* TASK STATEMENT: Copy out exactly the lines from the one holding "Generate a Python" through the one holding "['#000000', '#3d3938', '#5d5b5b', '#82807e', '#f1f2f1']", ends included; omit images.

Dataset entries
# # #
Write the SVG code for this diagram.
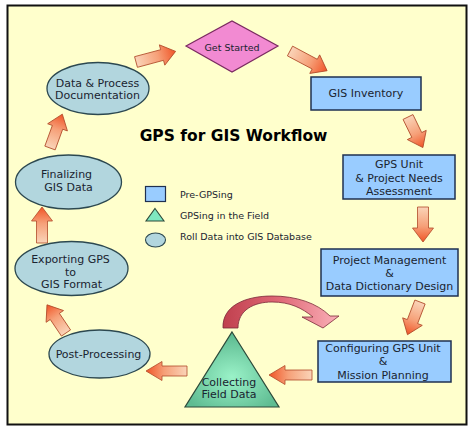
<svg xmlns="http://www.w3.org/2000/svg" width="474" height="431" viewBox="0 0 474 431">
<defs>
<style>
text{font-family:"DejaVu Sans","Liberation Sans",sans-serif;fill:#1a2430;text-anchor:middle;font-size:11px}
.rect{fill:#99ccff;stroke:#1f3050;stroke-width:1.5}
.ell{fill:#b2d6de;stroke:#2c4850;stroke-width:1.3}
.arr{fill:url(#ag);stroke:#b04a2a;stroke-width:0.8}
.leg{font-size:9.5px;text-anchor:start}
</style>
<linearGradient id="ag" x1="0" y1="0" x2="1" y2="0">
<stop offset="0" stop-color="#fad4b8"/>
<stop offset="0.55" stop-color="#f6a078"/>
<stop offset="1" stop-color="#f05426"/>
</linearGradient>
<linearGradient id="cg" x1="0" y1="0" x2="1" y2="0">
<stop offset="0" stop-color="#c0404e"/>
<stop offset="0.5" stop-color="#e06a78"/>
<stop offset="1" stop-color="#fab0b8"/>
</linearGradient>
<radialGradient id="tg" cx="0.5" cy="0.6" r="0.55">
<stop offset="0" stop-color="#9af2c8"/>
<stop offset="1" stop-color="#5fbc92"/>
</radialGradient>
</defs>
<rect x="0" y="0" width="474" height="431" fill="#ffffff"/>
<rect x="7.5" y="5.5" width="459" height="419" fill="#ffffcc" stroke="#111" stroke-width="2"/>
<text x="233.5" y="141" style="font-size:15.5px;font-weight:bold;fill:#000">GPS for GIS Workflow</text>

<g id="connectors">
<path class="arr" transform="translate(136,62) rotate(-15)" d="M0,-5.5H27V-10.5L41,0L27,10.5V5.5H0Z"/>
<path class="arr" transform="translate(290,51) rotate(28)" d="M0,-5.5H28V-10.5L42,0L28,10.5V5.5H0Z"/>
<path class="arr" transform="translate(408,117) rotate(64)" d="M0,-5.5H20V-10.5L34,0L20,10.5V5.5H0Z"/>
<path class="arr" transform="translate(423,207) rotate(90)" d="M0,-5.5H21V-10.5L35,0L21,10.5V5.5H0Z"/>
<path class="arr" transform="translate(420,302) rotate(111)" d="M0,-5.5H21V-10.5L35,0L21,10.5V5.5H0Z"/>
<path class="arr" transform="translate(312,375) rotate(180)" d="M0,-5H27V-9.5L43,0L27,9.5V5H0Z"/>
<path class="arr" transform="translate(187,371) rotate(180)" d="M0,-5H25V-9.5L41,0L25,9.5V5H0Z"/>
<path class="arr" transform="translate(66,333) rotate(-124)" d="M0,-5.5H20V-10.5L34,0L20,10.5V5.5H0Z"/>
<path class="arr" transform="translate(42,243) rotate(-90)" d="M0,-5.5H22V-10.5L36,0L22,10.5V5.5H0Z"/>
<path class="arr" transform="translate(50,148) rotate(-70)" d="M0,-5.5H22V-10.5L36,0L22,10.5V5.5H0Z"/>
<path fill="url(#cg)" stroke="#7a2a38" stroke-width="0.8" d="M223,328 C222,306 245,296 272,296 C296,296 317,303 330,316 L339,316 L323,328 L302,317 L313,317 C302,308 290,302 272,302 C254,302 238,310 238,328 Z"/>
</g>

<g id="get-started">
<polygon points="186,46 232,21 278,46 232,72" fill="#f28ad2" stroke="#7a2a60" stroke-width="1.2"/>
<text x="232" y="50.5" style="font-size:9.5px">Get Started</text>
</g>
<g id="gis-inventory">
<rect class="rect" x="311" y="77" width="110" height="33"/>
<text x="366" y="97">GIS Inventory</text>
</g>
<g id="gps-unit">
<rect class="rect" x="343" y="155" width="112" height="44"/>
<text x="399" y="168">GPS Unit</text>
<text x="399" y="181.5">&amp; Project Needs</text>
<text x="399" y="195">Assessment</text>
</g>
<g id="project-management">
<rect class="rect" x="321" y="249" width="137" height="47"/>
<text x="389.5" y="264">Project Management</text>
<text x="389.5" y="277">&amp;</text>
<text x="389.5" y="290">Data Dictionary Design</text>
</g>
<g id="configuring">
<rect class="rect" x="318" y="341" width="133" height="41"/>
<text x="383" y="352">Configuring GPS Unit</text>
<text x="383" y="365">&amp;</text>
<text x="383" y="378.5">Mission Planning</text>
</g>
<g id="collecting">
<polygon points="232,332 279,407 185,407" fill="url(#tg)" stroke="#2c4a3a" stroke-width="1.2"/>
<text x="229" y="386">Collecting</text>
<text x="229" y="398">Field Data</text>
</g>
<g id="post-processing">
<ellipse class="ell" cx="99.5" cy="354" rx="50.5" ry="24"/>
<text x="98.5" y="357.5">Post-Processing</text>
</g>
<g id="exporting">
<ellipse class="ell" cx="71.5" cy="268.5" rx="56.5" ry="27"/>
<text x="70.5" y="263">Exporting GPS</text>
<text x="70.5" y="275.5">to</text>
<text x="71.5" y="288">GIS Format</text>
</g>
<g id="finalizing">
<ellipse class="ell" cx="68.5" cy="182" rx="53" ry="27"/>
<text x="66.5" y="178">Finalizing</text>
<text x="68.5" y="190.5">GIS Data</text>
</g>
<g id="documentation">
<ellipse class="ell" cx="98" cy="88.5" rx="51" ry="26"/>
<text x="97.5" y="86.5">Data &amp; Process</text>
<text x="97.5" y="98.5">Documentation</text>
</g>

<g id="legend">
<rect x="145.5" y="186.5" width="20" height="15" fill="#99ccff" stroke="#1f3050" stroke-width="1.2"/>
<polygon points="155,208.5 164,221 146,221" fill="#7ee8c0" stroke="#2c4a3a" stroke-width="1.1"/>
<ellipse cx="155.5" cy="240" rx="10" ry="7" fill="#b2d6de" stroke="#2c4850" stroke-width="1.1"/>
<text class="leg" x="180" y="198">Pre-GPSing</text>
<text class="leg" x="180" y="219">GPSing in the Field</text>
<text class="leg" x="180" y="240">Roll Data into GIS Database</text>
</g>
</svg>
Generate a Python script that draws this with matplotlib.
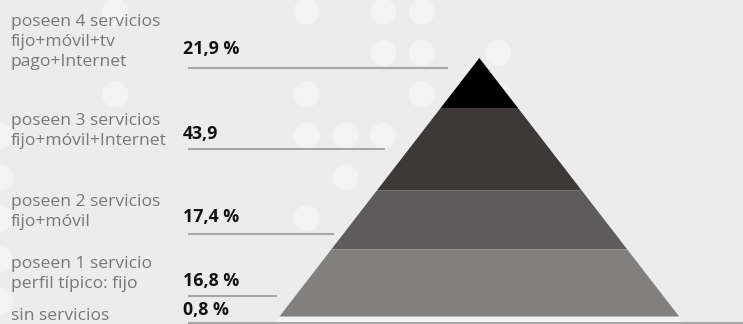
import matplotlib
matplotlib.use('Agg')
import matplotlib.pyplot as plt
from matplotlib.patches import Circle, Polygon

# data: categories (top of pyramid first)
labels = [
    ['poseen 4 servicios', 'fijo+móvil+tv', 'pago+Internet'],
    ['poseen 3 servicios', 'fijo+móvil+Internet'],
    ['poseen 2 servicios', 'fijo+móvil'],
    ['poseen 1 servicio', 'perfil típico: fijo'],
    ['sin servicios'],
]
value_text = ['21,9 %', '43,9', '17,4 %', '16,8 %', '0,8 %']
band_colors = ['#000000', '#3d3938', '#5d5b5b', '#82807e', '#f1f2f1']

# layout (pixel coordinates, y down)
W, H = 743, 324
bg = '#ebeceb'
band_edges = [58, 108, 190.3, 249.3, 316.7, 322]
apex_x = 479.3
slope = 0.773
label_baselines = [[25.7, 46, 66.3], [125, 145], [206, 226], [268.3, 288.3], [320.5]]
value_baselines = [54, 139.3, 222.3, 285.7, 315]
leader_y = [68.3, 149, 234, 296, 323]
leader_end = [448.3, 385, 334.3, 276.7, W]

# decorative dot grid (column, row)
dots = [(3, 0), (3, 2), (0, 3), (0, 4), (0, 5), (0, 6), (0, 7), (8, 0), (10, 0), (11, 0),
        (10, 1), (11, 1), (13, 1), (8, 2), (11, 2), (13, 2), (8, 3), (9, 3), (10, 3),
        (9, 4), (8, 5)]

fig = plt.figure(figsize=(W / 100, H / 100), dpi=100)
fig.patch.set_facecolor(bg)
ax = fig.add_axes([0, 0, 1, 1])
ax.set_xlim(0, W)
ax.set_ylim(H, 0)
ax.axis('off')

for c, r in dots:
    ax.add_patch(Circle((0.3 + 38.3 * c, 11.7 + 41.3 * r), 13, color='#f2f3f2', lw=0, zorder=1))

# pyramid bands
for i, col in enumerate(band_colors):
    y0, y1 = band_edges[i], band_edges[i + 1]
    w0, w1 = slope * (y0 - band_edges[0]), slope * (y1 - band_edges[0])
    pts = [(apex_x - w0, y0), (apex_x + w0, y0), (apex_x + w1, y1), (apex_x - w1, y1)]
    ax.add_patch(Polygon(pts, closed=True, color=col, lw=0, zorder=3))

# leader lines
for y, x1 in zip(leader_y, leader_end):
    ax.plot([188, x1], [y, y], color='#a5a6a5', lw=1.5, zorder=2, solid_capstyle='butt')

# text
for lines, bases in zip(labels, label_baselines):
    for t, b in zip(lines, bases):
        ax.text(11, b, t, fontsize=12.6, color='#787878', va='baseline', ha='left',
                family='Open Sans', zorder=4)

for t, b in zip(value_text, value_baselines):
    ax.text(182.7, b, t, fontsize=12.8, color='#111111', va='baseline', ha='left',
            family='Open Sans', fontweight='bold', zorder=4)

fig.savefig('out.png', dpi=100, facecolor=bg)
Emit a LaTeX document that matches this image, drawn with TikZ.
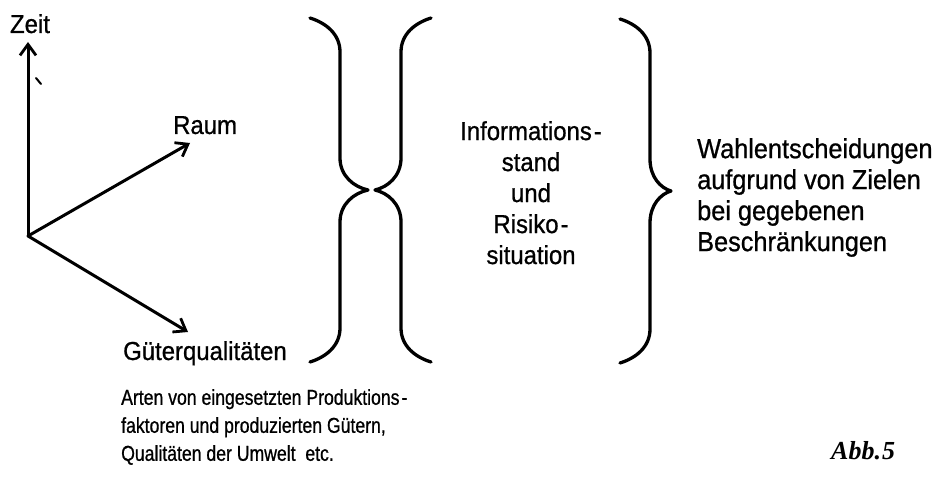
# # #
* FINISHED ANSWER:
Generate a Python script that draws this with matplotlib.
import matplotlib
matplotlib.use('Agg')
import matplotlib.pyplot as plt
from matplotlib.patches import Circle, Polygon

# data: categories (top of pyramid first)
labels = [
    ['poseen 4 servicios', 'fijo+móvil+tv', 'pago+Internet'],
    ['poseen 3 servicios', 'fijo+móvil+Internet'],
    ['poseen 2 servicios', 'fijo+móvil'],
    ['poseen 1 servicio', 'perfil típico: fijo'],
    ['sin servicios'],
]
value_text = ['21,9 %', '43,9', '17,4 %', '16,8 %', '0,8 %']
band_colors = ['#000000', '#3d3938', '#5d5b5b', '#82807e', '#f1f2f1']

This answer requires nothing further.